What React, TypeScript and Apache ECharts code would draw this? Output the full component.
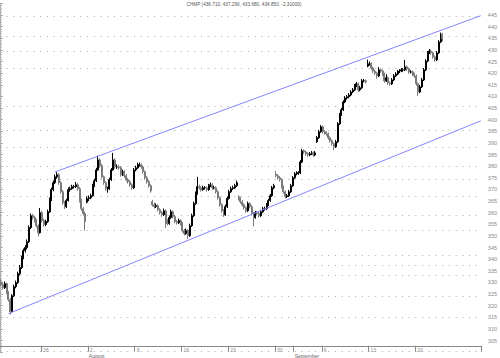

###

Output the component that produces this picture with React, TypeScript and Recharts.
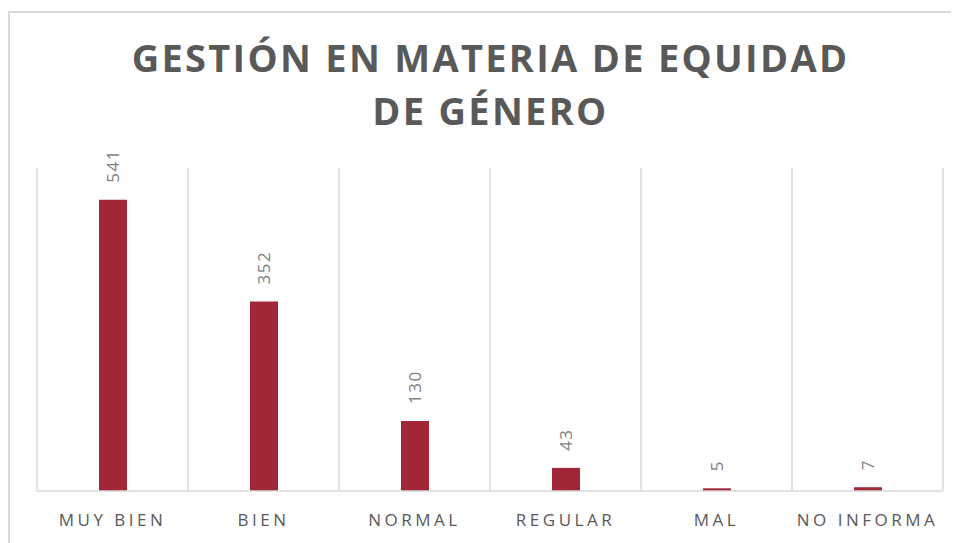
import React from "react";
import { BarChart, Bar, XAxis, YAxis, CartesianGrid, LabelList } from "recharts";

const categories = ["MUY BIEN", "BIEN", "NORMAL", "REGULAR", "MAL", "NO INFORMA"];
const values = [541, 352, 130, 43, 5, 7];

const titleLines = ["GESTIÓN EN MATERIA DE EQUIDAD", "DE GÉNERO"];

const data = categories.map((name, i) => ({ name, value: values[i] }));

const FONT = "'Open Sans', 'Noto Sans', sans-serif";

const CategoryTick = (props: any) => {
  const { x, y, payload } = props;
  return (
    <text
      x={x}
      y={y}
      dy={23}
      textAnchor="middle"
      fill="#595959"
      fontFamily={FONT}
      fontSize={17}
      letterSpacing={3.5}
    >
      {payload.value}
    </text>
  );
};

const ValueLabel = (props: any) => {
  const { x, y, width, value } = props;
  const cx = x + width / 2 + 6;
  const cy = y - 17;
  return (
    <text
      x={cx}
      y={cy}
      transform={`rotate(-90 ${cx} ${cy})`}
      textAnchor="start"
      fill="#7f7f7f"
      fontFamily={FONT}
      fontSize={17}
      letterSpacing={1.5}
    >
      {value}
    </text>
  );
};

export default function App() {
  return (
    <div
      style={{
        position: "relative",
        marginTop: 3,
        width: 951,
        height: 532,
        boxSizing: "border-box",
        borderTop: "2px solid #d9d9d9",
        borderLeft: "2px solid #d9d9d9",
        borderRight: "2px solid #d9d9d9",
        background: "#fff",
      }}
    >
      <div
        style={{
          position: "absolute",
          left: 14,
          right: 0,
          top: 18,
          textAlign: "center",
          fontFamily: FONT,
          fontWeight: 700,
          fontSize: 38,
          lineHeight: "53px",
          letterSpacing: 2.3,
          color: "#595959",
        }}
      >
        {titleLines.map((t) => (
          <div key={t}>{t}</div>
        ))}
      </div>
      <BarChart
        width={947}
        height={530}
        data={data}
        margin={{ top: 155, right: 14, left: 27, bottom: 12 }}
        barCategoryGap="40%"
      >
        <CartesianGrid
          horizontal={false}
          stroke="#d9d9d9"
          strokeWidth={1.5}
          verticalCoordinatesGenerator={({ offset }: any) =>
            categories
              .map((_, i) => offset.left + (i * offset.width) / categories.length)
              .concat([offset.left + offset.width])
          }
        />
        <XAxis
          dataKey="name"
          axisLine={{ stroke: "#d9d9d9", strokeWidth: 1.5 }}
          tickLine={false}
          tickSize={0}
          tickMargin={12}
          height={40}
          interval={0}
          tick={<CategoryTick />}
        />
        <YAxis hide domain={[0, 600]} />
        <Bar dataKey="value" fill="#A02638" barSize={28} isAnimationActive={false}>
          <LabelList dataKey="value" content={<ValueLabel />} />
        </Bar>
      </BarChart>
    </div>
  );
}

###

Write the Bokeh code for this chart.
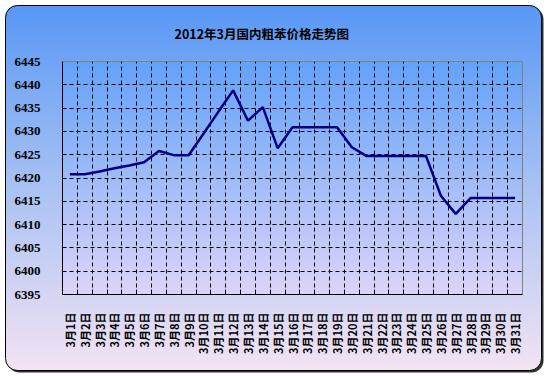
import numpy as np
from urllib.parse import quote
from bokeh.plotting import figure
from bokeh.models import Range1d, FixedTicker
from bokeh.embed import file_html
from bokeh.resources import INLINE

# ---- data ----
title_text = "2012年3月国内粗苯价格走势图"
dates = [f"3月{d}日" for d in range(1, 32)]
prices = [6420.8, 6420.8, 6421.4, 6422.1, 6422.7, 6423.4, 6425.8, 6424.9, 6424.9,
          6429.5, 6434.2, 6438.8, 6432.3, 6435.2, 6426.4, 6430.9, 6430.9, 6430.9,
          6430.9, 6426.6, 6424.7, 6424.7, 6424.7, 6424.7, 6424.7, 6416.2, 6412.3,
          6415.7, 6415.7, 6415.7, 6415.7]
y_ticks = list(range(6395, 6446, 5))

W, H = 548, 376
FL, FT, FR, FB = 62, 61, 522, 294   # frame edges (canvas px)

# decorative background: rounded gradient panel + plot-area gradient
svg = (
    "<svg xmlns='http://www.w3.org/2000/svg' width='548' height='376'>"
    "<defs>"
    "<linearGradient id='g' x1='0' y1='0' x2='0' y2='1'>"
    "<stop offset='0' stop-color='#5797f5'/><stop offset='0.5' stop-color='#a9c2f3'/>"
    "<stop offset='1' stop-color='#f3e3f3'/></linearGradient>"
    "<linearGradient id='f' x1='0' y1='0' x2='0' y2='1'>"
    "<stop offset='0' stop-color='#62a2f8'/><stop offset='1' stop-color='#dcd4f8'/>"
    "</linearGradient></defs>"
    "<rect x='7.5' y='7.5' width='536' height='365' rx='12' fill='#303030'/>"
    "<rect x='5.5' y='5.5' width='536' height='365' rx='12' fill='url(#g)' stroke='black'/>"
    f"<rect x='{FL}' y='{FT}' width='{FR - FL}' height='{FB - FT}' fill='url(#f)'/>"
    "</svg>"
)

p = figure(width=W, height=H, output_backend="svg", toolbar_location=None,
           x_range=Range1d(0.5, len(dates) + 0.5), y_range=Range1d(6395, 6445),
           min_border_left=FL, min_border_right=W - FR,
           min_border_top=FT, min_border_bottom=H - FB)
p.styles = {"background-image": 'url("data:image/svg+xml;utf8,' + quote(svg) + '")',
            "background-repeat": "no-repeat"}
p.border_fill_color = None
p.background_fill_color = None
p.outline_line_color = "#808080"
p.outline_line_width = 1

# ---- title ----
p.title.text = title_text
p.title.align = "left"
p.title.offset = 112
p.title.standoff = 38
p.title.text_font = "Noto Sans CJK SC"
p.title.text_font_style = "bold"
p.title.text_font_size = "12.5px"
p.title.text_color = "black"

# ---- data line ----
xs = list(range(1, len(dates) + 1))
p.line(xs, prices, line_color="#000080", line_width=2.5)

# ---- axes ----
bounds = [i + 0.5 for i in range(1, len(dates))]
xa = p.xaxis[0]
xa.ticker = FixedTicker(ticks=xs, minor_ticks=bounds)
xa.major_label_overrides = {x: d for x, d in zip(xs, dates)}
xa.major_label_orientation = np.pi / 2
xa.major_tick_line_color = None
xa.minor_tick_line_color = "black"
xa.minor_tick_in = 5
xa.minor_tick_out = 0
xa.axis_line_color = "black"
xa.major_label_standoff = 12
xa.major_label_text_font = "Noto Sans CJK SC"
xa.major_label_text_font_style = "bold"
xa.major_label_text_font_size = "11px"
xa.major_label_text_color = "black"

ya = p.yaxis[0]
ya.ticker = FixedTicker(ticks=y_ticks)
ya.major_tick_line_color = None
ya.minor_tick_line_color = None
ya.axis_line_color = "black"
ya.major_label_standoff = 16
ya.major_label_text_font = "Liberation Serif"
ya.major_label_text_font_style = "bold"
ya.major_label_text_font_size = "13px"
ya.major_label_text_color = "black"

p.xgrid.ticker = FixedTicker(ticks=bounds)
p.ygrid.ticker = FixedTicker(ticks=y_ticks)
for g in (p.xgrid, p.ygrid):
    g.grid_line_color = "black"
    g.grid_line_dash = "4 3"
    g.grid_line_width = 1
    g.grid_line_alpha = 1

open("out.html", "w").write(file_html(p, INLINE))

###

▶ _PROMPT_
Pull out every line in the material above where "this" occurs.

▶ _WRITTEN REPLY_
What React, TypeScript and Apache ECharts code would draw this? Output the full component.
Output the component that produces this picture with React, TypeScript and Recharts.
Write the Bokeh code for this chart.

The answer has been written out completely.